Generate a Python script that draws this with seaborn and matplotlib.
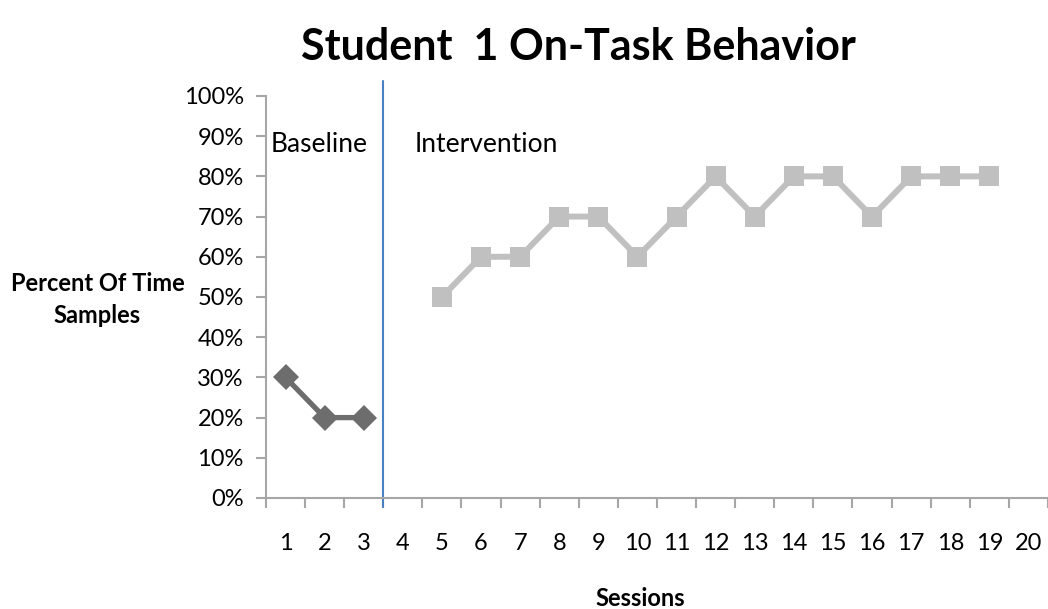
import matplotlib
matplotlib.use('Agg')
import matplotlib.pyplot as plt
import seaborn as sns
import pandas as pd

# Data
base_sessions = [1, 2, 3]
base_values = [30, 20, 20]
int_sessions = [5, 6, 7, 8, 9, 10, 11, 12, 13, 14, 15, 16, 17, 18, 19]
int_values = [50, 60, 60, 70, 70, 60, 70, 80, 70, 80, 80, 70, 80, 80, 80]
session_labels = [str(i) for i in range(1, 21)]
y_ticks = [0, 10, 20, 30, 40, 50, 60, 70, 80, 90, 100]
phase_change = 3.5

sns.set_style("white")
plt.rcParams['font.family'] = ['Lato', 'DejaVu Sans']
plt.rcParams['text.color'] = 'black'
plt.rcParams['xtick.color'] = 'black'
plt.rcParams['ytick.color'] = 'black'

fig = plt.figure(figsize=(10.48, 6.09), dpi=100)
ax = fig.add_axes([0.2538, 0.1823, 0.7462, 0.6601])

df_b = pd.DataFrame({'Session': base_sessions, 'Value': base_values})
df_i = pd.DataFrame({'Session': int_sessions, 'Value': int_values})

sns.lineplot(data=df_b, x='Session', y='Value', ax=ax, color='#6d6d6d',
             marker='D', markersize=13, linewidth=3.8, markeredgewidth=0)
sns.lineplot(data=df_i, x='Session', y='Value', ax=ax, color='#c0c0c0',
             marker='s', markersize=14.5, linewidth=4.3, markeredgewidth=0)

ax.set_xlim(0.5, 20.5)
ax.set_ylim(0, 100)

# y ticks
ax.set_yticks(y_ticks)
ax.set_yticklabels([f"{v}%" for v in y_ticks], fontsize=17)
# x ticks: marks at boundaries, labels at centers
ax.set_xticks([i + 0.5 for i in range(0, 21)])
ax.set_xticklabels([])
ax.set_xticks(list(range(1, 21)), minor=True)
ax.set_xticklabels(session_labels, minor=True, fontsize=17)
ax.tick_params(axis='x', which='major', direction='out', length=7, width=1.5, color='#a6a6a6', bottom=True)
ax.tick_params(axis='x', which='minor', length=0, pad=25, bottom=True)
ax.tick_params(axis='y', direction='out', length=7, width=1.5, color='#a6a6a6', left=True, pad=9)

for s in ['top', 'right']:
    ax.spines[s].set_visible(False)
for s in ['left', 'bottom']:
    ax.spines[s].set_color('#a6a6a6')
    ax.spines[s].set_linewidth(1.5)

ax.set_xlabel('')
ax.set_ylabel('')

ax.axvline(phase_change, ymin=-0.022, ymax=1.037, color='#4a7fc1', linewidth=1.5, clip_on=False)

ax.text(0.62, 88, 'Baseline', fontsize=19, ha='left', va='center')
ax.text(4.3, 88, 'Intervention', fontsize=19, ha='left', va='center')

fig.text(0.552, 0.923, 'Student  1 On-Task Behavior', fontsize=31, fontweight='bold', ha='center', va='center')
fig.text(0.093, 0.508, 'Percent Of Time\nSamples', fontsize=17, fontweight='bold', ha='center', va='center', linespacing=1.5)
fig.text(0.611, 0.018, 'Sessions', fontsize=17, fontweight='bold', ha='center', va='center')

fig.savefig('out.png', dpi=100)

——————————

**WORK TO COMPLETE**
Copy out every line of the material above exactly, skipping the pictures.

**RESPONSE TO THE TASK**
Generate a Python script that draws this with seaborn and matplotlib.
import matplotlib
matplotlib.use('Agg')
import matplotlib.pyplot as plt
import seaborn as sns
import pandas as pd

# Data
base_sessions = [1, 2, 3]
base_values = [30, 20, 20]
int_sessions = [5, 6, 7, 8, 9, 10, 11, 12, 13, 14, 15, 16, 17, 18, 19]
int_values = [50, 60, 60, 70, 70, 60, 70, 80, 70, 80, 80, 70, 80, 80, 80]
session_labels = [str(i) for i in range(1, 21)]
y_ticks = [0, 10, 20, 30, 40, 50, 60, 70, 80, 90, 100]
phase_change = 3.5

sns.set_style("white")
plt.rcParams['font.family'] = ['Lato', 'DejaVu Sans']
plt.rcParams['text.color'] = 'black'
plt.rcParams['xtick.color'] = 'black'
plt.rcParams['ytick.color'] = 'black'

fig = plt.figure(figsize=(10.48, 6.09), dpi=100)
ax = fig.add_axes([0.2538, 0.1823, 0.7462, 0.6601])

df_b = pd.DataFrame({'Session': base_sessions, 'Value': base_values})
df_i = pd.DataFrame({'Session': int_sessions, 'Value': int_values})

sns.lineplot(data=df_b, x='Session', y='Value', ax=ax, color='#6d6d6d',
             marker='D', markersize=13, linewidth=3.8, markeredgewidth=0)
sns.lineplot(data=df_i, x='Session', y='Value', ax=ax, color='#c0c0c0',
             marker='s', markersize=14.5, linewidth=4.3, markeredgewidth=0)

ax.set_xlim(0.5, 20.5)
ax.set_ylim(0, 100)

# y ticks
ax.set_yticks(y_ticks)
ax.set_yticklabels([f"{v}%" for v in y_ticks], fontsize=17)
# x ticks: marks at boundaries, labels at centers
ax.set_xticks([i + 0.5 for i in range(0, 21)])
ax.set_xticklabels([])
ax.set_xticks(list(range(1, 21)), minor=True)
ax.set_xticklabels(session_labels, minor=True, fontsize=17)
ax.tick_params(axis='x', which='major', direction='out', length=7, width=1.5, color='#a6a6a6', bottom=True)
ax.tick_params(axis='x', which='minor', length=0, pad=25, bottom=True)
ax.tick_params(axis='y', direction='out', length=7, width=1.5, color='#a6a6a6', left=True, pad=9)

for s in ['top', 'right']:
    ax.spines[s].set_visible(False)
for s in ['left', 'bottom']:
    ax.spines[s].set_color('#a6a6a6')
    ax.spines[s].set_linewidth(1.5)

ax.set_xlabel('')
ax.set_ylabel('')

ax.axvline(phase_change, ymin=-0.022, ymax=1.037, color='#4a7fc1', linewidth=1.5, clip_on=False)

ax.text(0.62, 88, 'Baseline', fontsize=19, ha='left', va='center')
ax.text(4.3, 88, 'Intervention', fontsize=19, ha='left', va='center')

fig.text(0.552, 0.923, 'Student  1 On-Task Behavior', fontsize=31, fontweight='bold', ha='center', va='center')
fig.text(0.093, 0.508, 'Percent Of Time\nSamples', fontsize=17, fontweight='bold', ha='center', va='center', linespacing=1.5)
fig.text(0.611, 0.018, 'Sessions', fontsize=17, fontweight='bold', ha='center', va='center')

fig.savefig('out.png', dpi=100)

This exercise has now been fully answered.